***** Data segment

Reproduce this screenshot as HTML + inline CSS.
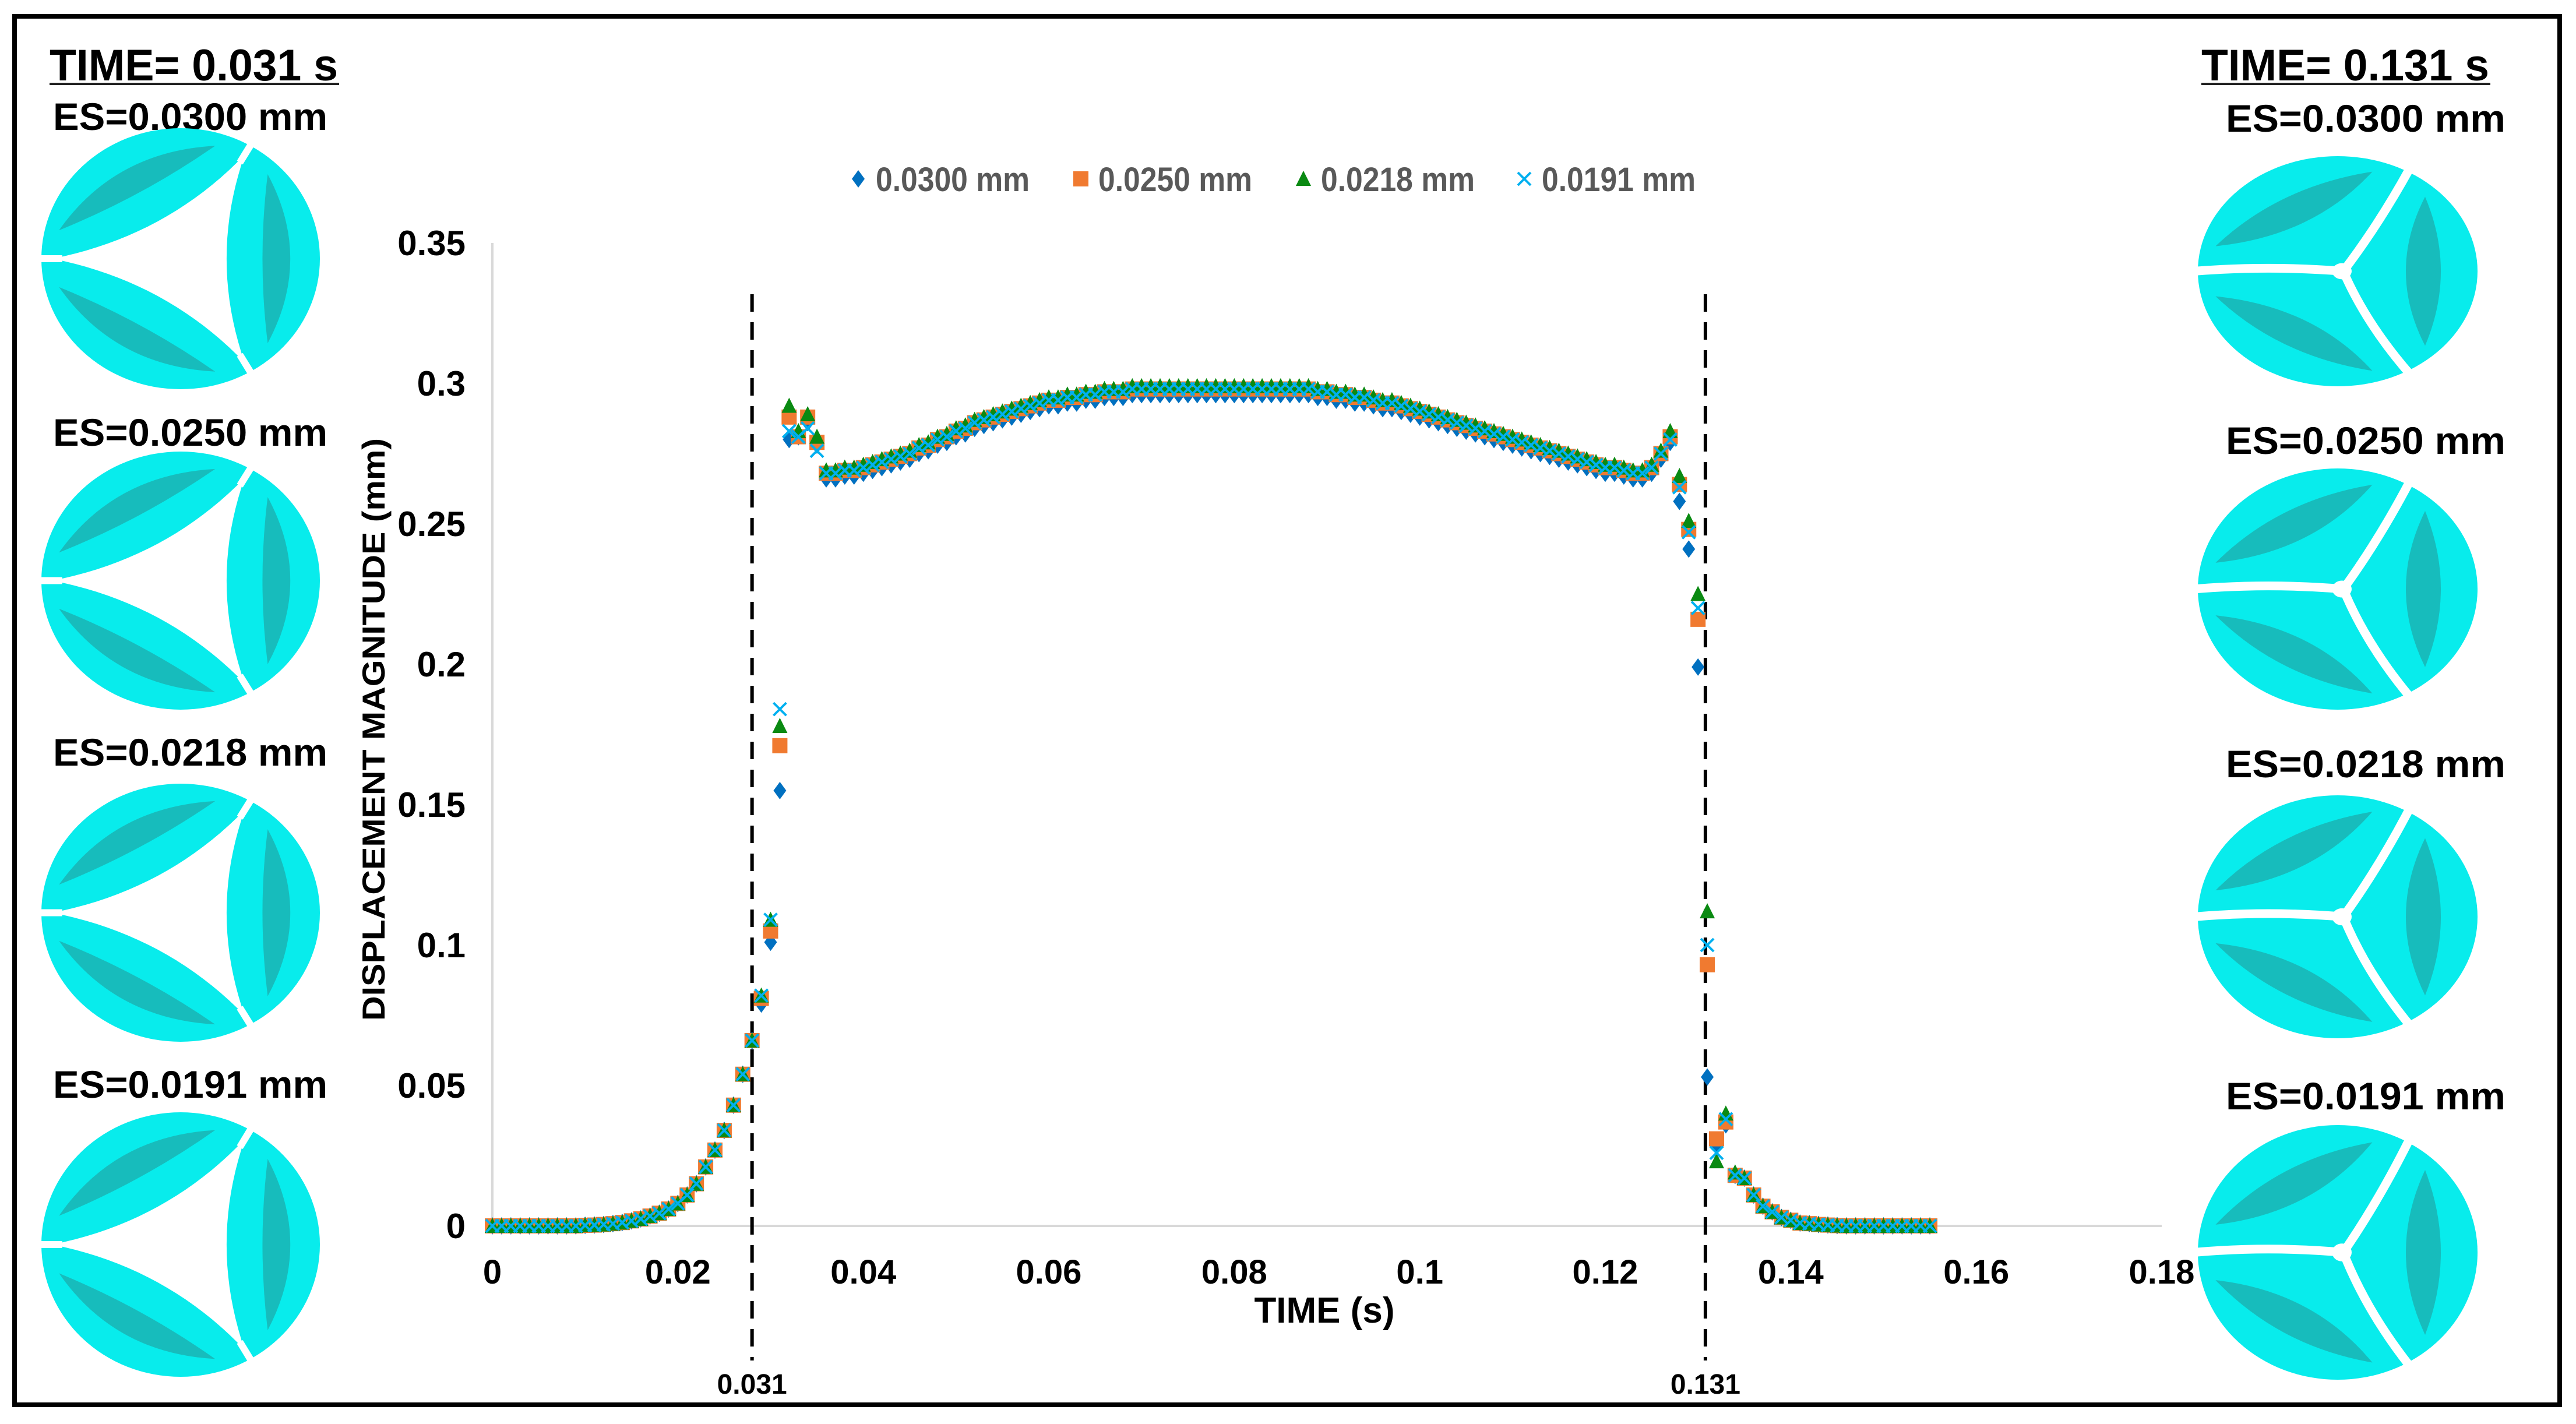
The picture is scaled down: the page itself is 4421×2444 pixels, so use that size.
<!DOCTYPE html>
<html><head><meta charset="utf-8"><style>
html,body{margin:0;padding:0;background:#fff}
svg{display:block}
.tk{font-family:"Liberation Sans Narrow","Liberation Sans",sans-serif;font-weight:bold;fill:#000}
.hd{font-family:"Liberation Sans",sans-serif;font-weight:bold;fill:#000}
</style></head><body>
<svg id="fig" width="4421" height="2444" viewBox="0 0 4421 2444" xmlns="http://www.w3.org/2000/svg">
<rect x="25" y="28" width="4368" height="2383" fill="none" stroke="#000" stroke-width="8"/>
<text class="hd" x="85" y="138" font-size="76" textLength="495" lengthAdjust="spacingAndGlyphs">TIME= 0.031 s</text>
<line x1="85" y1="144" x2="582" y2="144" stroke="#222" stroke-width="4"/>
<text class="hd" x="3778" y="138" font-size="76" textLength="494" lengthAdjust="spacingAndGlyphs">TIME= 0.131 s</text>
<line x1="3778" y1="144" x2="4274" y2="144" stroke="#222" stroke-width="4"/>
<g id="valves"></g>
<g id="chart"></g>
</svg>
<script>
// ---- chart data ----
const times = [0,0.001,0.002,0.003,0.004,0.005,0.006,0.007,0.008,0.009,0.01,0.011,0.012,0.013,0.014,0.015,0.016,0.017,0.018,0.019,0.02,0.021,0.022,0.023,0.024,0.025,0.026,0.027,0.028,0.029,0.03,0.031,0.032,0.033,0.034,0.035,0.036,0.037,0.038,0.039,0.04,0.041,0.042,0.043,0.044,0.045,0.046,0.047,0.048,0.049,0.05,0.051,0.052,0.053,0.054,0.055,0.056,0.057,0.058,0.059,0.06,0.061,0.062,0.063,0.064,0.065,0.066,0.067,0.068,0.069,0.07,0.071,0.072,0.073,0.074,0.075,0.076,0.077,0.078,0.079,0.08,0.081,0.082,0.083,0.084,0.085,0.086,0.087,0.088,0.089,0.09,0.091,0.092,0.093,0.094,0.095,0.096,0.097,0.098,0.099,0.1,0.101,0.102,0.103,0.104,0.105,0.106,0.107,0.108,0.109,0.11,0.111,0.112,0.113,0.114,0.115,0.116,0.117,0.118,0.119,0.12,0.121,0.122,0.123,0.124,0.125,0.126,0.127,0.128,0.129,0.13,0.131,0.132,0.133,0.134,0.135,0.136,0.137,0.138,0.139,0.14,0.141,0.142,0.143,0.144,0.145,0.146,0.147,0.148,0.149,0.15,0.151,0.152,0.153,0.154,0.155];
const es0300 = [0,0,0,0,0,0,0,0,0,0,0.0002,0.0003,0.0005,0.0008,0.0012,0.0018,0.0025,0.0035,0.0045,0.006,0.008,0.011,0.015,0.021,0.027,0.034,0.043,0.054,0.066,0.079,0.101,0.155,0.280,0.281,0.286,0.278,
0.266,0.266,0.267,0.267,0.268,0.269,0.270,0.271,0.272,0.273,0.275,0.276,0.278,0.279,0.281,0.282,0.284,0.285,0.286,0.287,0.288,0.289,0.290,0.291,0.292,0.292,0.293,0.293,0.294,0.294,0.295,0.295,0.295,0.296,0.296,0.296,0.296,0.296,0.296,0.296,0.296,0.296,0.296,0.296,0.296,0.296,0.296,0.296,0.296,0.296,0.296,0.296,0.296,0.295,0.295,0.294,0.294,0.293,0.293,0.292,0.291,0.291,0.290,0.289,0.288,0.287,0.286,0.285,0.284,0.283,0.282,0.281,0.280,0.279,0.278,0.277,0.276,0.275,0.274,0.273,0.272,0.271,0.270,0.269,0.268,0.268,0.267,0.266,0.266,
0.268,0.273,0.279,0.258,0.241,0.199,0.053,0.029,0.036,0.018,0.017,0.011,0.007,0.005,0.003,0.002,0.001,0.0008,0.0005,0.0003,0.0001,0,0,0,0,0,0,0,0,0,0];
const es0250 = [0,0,0,0,0,0,0,0,0,0,0.0002,0.0003,0.0005,0.0008,0.0012,0.0018,0.0025,0.0035,0.0045,0.006,0.008,0.011,0.015,0.021,0.027,0.034,0.043,0.054,0.066,0.081,0.105,0.171,0.288,0.281,0.288,0.279,
0.268,0.268,0.269,0.269,0.270,0.271,0.272,0.273,0.274,0.275,0.277,0.278,0.280,0.281,0.283,0.284,0.286,0.287,0.288,0.289,0.290,0.291,0.292,0.293,0.294,0.294,0.295,0.295,0.296,0.296,0.297,0.297,0.297,0.298,0.298,0.298,0.298,0.298,0.298,0.298,0.298,0.298,0.298,0.298,0.298,0.298,0.298,0.298,0.298,0.298,0.298,0.298,0.298,0.297,0.297,0.296,0.296,0.295,0.295,0.294,0.293,0.293,0.292,0.291,0.290,0.289,0.288,0.287,0.286,0.285,0.284,0.283,0.282,0.281,0.280,0.279,0.278,0.277,0.276,0.275,0.274,0.273,0.272,0.271,0.270,0.270,0.269,0.268,0.268,
0.270,0.275,0.281,0.264,0.248,0.216,0.093,0.031,0.037,0.018,0.017,0.011,0.007,0.005,0.003,0.002,0.001,0.0008,0.0005,0.0003,0.0001,0,0,0,0,0,0,0,0,0,0];
const es0218 = [0,0,0,0,0,0,0,0,0,0,0.0002,0.0003,0.0005,0.0008,0.0012,0.0018,0.0025,0.0035,0.0045,0.006,0.008,0.011,0.015,0.021,0.027,0.034,0.043,0.054,0.066,0.082,0.109,0.178,0.292,0.283,0.289,0.281,
0.269,0.269,0.270,0.270,0.271,0.272,0.273,0.274,0.275,0.276,0.278,0.279,0.281,0.282,0.284,0.285,0.287,0.288,0.289,0.290,0.291,0.292,0.293,0.294,0.295,0.295,0.296,0.296,0.297,0.297,0.298,0.298,0.298,0.299,0.299,0.299,0.299,0.299,0.299,0.299,0.299,0.299,0.299,0.299,0.299,0.299,0.299,0.299,0.299,0.299,0.299,0.299,0.299,0.298,0.298,0.297,0.297,0.296,0.296,0.295,0.294,0.294,0.293,0.292,0.291,0.290,0.289,0.288,0.287,0.286,0.285,0.284,0.283,0.282,0.281,0.280,0.279,0.278,0.277,0.276,0.275,0.274,0.273,0.272,0.271,0.271,0.270,0.269,0.269,
0.271,0.276,0.283,0.267,0.251,0.225,0.112,0.023,0.040,0.019,0.017,0.011,0.007,0.005,0.003,0.002,0.001,0.0008,0.0005,0.0003,0.0001,0,0,0,0,0,0,0,0,0,0];
const es0191 = [0,0,0,0,0,0,0,0,0,0,0.0002,0.0003,0.0005,0.0008,0.0012,0.0018,0.0025,0.0035,0.0045,0.006,0.008,0.011,0.015,0.021,0.027,0.034,0.043,0.054,0.066,0.082,0.109,0.184,0.283,0.281,0.284,0.276,
0.268,0.268,0.269,0.269,0.270,0.271,0.272,0.273,0.274,0.275,0.277,0.278,0.280,0.281,0.283,0.284,0.286,0.287,0.288,0.289,0.290,0.291,0.292,0.293,0.294,0.294,0.295,0.295,0.296,0.296,0.297,0.297,0.297,0.298,0.298,0.298,0.298,0.298,0.298,0.298,0.298,0.298,0.298,0.298,0.298,0.298,0.298,0.298,0.298,0.298,0.298,0.298,0.298,0.297,0.297,0.296,0.296,0.295,0.295,0.294,0.293,0.293,0.292,0.291,0.290,0.289,0.288,0.287,0.286,0.285,0.284,0.283,0.282,0.281,0.280,0.279,0.278,0.277,0.276,0.275,0.274,0.273,0.272,0.271,0.270,0.270,0.269,0.268,0.268,
0.270,0.275,0.280,0.263,0.247,0.220,0.100,0.026,0.038,0.018,0.017,0.011,0.007,0.005,0.003,0.002,0.001,0.0008,0.0005,0.0003,0.0001,0,0,0,0,0,0,0,0,0,0];
const seriesNames = ["0.0300 mm","0.0250 mm","0.0218 mm","0.0191 mm"];
const xTicks = [0,0.02,0.04,0.06,0.08,0.1,0.12,0.14,0.16,0.18];
const xTickLabels = ["0","0.02","0.04","0.06","0.08","0.1","0.12","0.14","0.16","0.18"];
const yTicks = [0,0.05,0.1,0.15,0.2,0.25,0.3,0.35];
const yTickLabels = ["0","0.05","0.1","0.15","0.2","0.25","0.3","0.35"];
const markerTimes = [0.028,0.1308];
const markerLabels = ["0.031","0.131"];

const NS="http://www.w3.org/2000/svg";
function mk(tag,attrs,parent){const e=document.createElementNS(NS,tag);for(const k in attrs)e.setAttribute(k,attrs[k]);parent.appendChild(e);return e;}
const X0=845,X1=3710,Y0=2104,Y1=417,XMAX=0.18,YMAX=0.35;
const xs=t=>X0+t/XMAX*(X1-X0);
const ys=v=>Y0-v/YMAX*(Y0-Y1);
const chart=document.getElementById('chart');

let el=mk('line',{x1:X0,y1:Y1,x2:X0,y2:Y0,stroke:'#d9d9d9','stroke-width':4},chart);


el=mk('line',{x1:X0,y1:Y0,x2:X1,y2:Y0,stroke:'#d9d9d9','stroke-width':4},chart);


yTicks.forEach((v,i)=>{const t=mk('text',{x:799,y:ys(v)+21,'text-anchor':'end','font-size':60,class:'tk'},chart);t.textContent=yTickLabels[i];

});
xTicks.forEach((v,i)=>{const t=mk('text',{x:xs(v),y:2203,'text-anchor':'middle','font-size':58,class:'tk'},chart);t.textContent=xTickLabels[i];

});
el=mk('text',{x:2273,y:2270,'text-anchor':'middle','font-size':62,class:'tk'},chart);el.textContent='TIME (s)';


el=mk('text',{x:0,y:0,'text-anchor':'middle','font-size':55,class:'hd',transform:'translate(660,1252) rotate(-90)',textLength:1000,lengthAdjust:'spacingAndGlyphs'},chart);el.textContent='DISPLACEMENT MAGNITUDE  (mm)';



markerTimes.forEach((t,i)=>{const l=mk('line',{x1:xs(t),y1:505,x2:xs(t),y2:2335,stroke:'#000','stroke-width':6,'stroke-dasharray':'30 18'},chart);


const tx=mk('text',{x:xs(t),y:2392,'text-anchor':'middle','font-size':48,class:'tk'},chart);tx.textContent=markerLabels[i];

});

const colors=['#0070c0','#f07a30','#0a8a12','#00b0f0'];
function marker(kind,x,y,g){
  const s=13;
  if(kind===0) return mk('path',{d:`M${x} ${y-s-2}L${x+s-2} ${y}L${x} ${y+s+2}L${x-s+2} ${y}Z`,fill:colors[0]},g);
  if(kind===1) return mk('rect',{x:x-s,y:y-s,width:2*s,height:2*s,fill:colors[1]},g);
  if(kind===2) return mk('path',{d:`M${x} ${y-s-1}L${x+s} ${y+s-1}L${x-s} ${y+s-1}Z`,fill:colors[2]},g);
  return mk('path',{d:`M${x-s+2} ${y-s+2}L${x+s-2} ${y+s-2}M${x+s-2} ${y-s+2}L${x-s+2} ${y+s-2}`,stroke:colors[3],'stroke-width':4,fill:'none'},g);
}
const allSeries=[es0300,es0250,es0218,es0191];
allSeries.forEach((vals,k)=>{
  const g=mk('g',{},chart);
  
  
  vals.forEach((v,i)=>{const m=marker(k,xs(times[i]),ys(v),g);
    
    });
});
const legX=[1473,1855,2237,2616];
seriesNames.forEach((n,k)=>{
  const g=mk('g',{},chart);
  
  
  marker(k,legX[k],307,g);
  const t=mk('text',{x:legX[k]+30,y:328,'font-size':58,class:'tk',style:'fill:#595959',textLength:264,lengthAdjust:'spacingAndGlyphs'},g);t.textContent=n;
});

// ---- valves ----
const valves=document.getElementById('valves');
const leftLabels=[["ES=0.0300 mm",223],["ES=0.0250 mm",765],["ES=0.0218 mm",1314],["ES=0.0191 mm",1884]];
const rightLabels=[["ES=0.0300 mm",226],["ES=0.0250 mm",779],["ES=0.0218 mm",1334],["ES=0.0191 mm",1904]];
leftLabels.forEach(([s,y])=>{const t=mk('text',{x:91,y:y,'font-size':66,class:'hd',textLength:471,lengthAdjust:'spacingAndGlyphs'},valves);t.textContent=s;

});
rightLabels.forEach(([s,y])=>{const t=mk('text',{x:3820,y:y,'font-size':66,class:'hd',textLength:480,lengthAdjust:'spacingAndGlyphs'},valves);t.textContent=s;

});
const leftBoxes=[[71,220,549,668],[71,775,549,1218],[71,1345,549,1788],[71,1909,549,2363]];
const rightBoxes=[[3772,268,4252,663],[3772,804,4252,1218],[3772,1365,4252,1782],[3772,1931,4252,2368]];
function pt(a,r){const rad=a*Math.PI/180;return [r*Math.cos(rad),r*Math.sin(rad)];}
function valve(b,open){
  const cx=(b[0]+b[2])/2,cy=(b[1]+b[3])/2,rx=(b[2]-b[0])/2,ry=(b[3]-b[1])/2;
  const P=p=>[(cx+p[0]*rx).toFixed(1),(cy+p[1]*ry).toFixed(1)].join(' ');
  const g=mk('g',{},valves);
  
  
  mk('ellipse',{cx:cx,cy:cy,rx:rx,ry:ry,fill:'#08ecec'},g);
  [180,-60,60].forEach(a=>{
    const a2=a+120, mid=a+60;
    const inner=open?0.55:0.35, outer=open?0.95:0.85;
    const s1=pt(a+14,0.9),s2=pt(a2-14,0.9),ci=pt(mid,inner),co=pt(mid,outer);
    mk('path',{d:`M${P(s1)}Q${P(ci)} ${P(s2)}Q${P(co)} ${P(s1)}Z`,fill:'#1bb0b0',opacity:0.8},g);
  });
  if(open){
    const V=[pt(180,0.92),pt(-60,0.92),pt(60,0.92)];
    const Cc=[pt(-120,0.2),pt(0,0.2),pt(120,0.2)];
    const pts=[];
    for(let k=0;k<3;k++){
      const A=V[k],B=V[(k+1)%3],C=Cc[k];
      for(let s=0;s<20;s++){const u=s/20;
        pts.push(P([(1-u)*(1-u)*A[0]+2*u*(1-u)*C[0]+u*u*B[0],(1-u)*(1-u)*A[1]+2*u*(1-u)*C[1]+u*u*B[1]]));}
    }
    mk('polygon',{points:pts.join(' '),fill:'#ffffff'},g);
    [180,-60,60].forEach(a=>{const p=pt(a,0.85),q=pt(a,1.03);mk('path',{d:`M${P(p)}L${P(q)}`,stroke:'#fff','stroke-width':12,fill:'none'},g);});
  } else {
    [180,-60,60].forEach(a=>{const q=pt(a,1.03),m=pt(a+6,0.5);mk('path',{d:`M${P([0.04,0])}Q${P(m)} ${P(q)}`,fill:'none',stroke:'#fff','stroke-width':15},g);});
    mk('ellipse',{cx:cx+0.03*rx,cy:cy,rx:0.07*rx,ry:0.07*ry,fill:'#fff'},g);
  }
}
leftBoxes.forEach(b=>valve(b,true));
rightBoxes.forEach(b=>valve(b,false));
</script>
</body></html>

**********

• [Requirements]:
Report all lines of the data above that include the string "size".

• [Output of the exercise]:
The picture is scaled down: the page itself is 4421×2444 pixels, so use that size.
<text class="hd" x="85" y="138" font-size="76" textLength="495" lengthAdjust="spacingAndGlyphs">TIME= 0.031 s</text>
<text class="hd" x="3778" y="138" font-size="76" textLength="494" lengthAdjust="spacingAndGlyphs">TIME= 0.131 s</text>
yTicks.forEach((v,i)=>{const t=mk('text',{x:799,y:ys(v)+21,'text-anchor':'end','font-size':60,class:'tk'},chart);t.textContent=yTickLabels[i];
xTicks.forEach((v,i)=>{const t=mk('text',{x:xs(v),y:2203,'text-anchor':'middle','font-size':58,class:'tk'},chart);t.textContent=xTickLabels[i];
el=mk('text',{x:2273,y:2270,'text-anchor':'middle','font-size':62,class:'tk'},chart);el.textContent='TIME (s)';
el=mk('text',{x:0,y:0,'text-anchor':'middle','font-size':55,class:'hd',transform:'translate(660,1252) rotate(-90)',textLength:1000,lengthAdjust:'spacingAndGlyphs'},chart);el.textContent='DISPLACEMENT MAGNITUDE  (mm)';
const tx=mk('text',{x:xs(t),y:2392,'text-anchor':'middle','font-size':48,class:'tk'},chart);tx.textContent=markerLabels[i];
  const t=mk('text',{x:legX[k]+30,y:328,'font-size':58,class:'tk',style:'fill:#595959',textLength:264,lengthAdjust:'spacingAndGlyphs'},g);t.textContent=n;
leftLabels.forEach(([s,y])=>{const t=mk('text',{x:91,y:y,'font-size':66,class:'hd',textLength:471,lengthAdjust:'spacingAndGlyphs'},valves);t.textContent=s;
rightLabels.forEach(([s,y])=>{const t=mk('text',{x:3820,y:y,'font-size':66,class:'hd',textLength:480,lengthAdjust:'spacingAndGlyphs'},valves);t.textContent=s;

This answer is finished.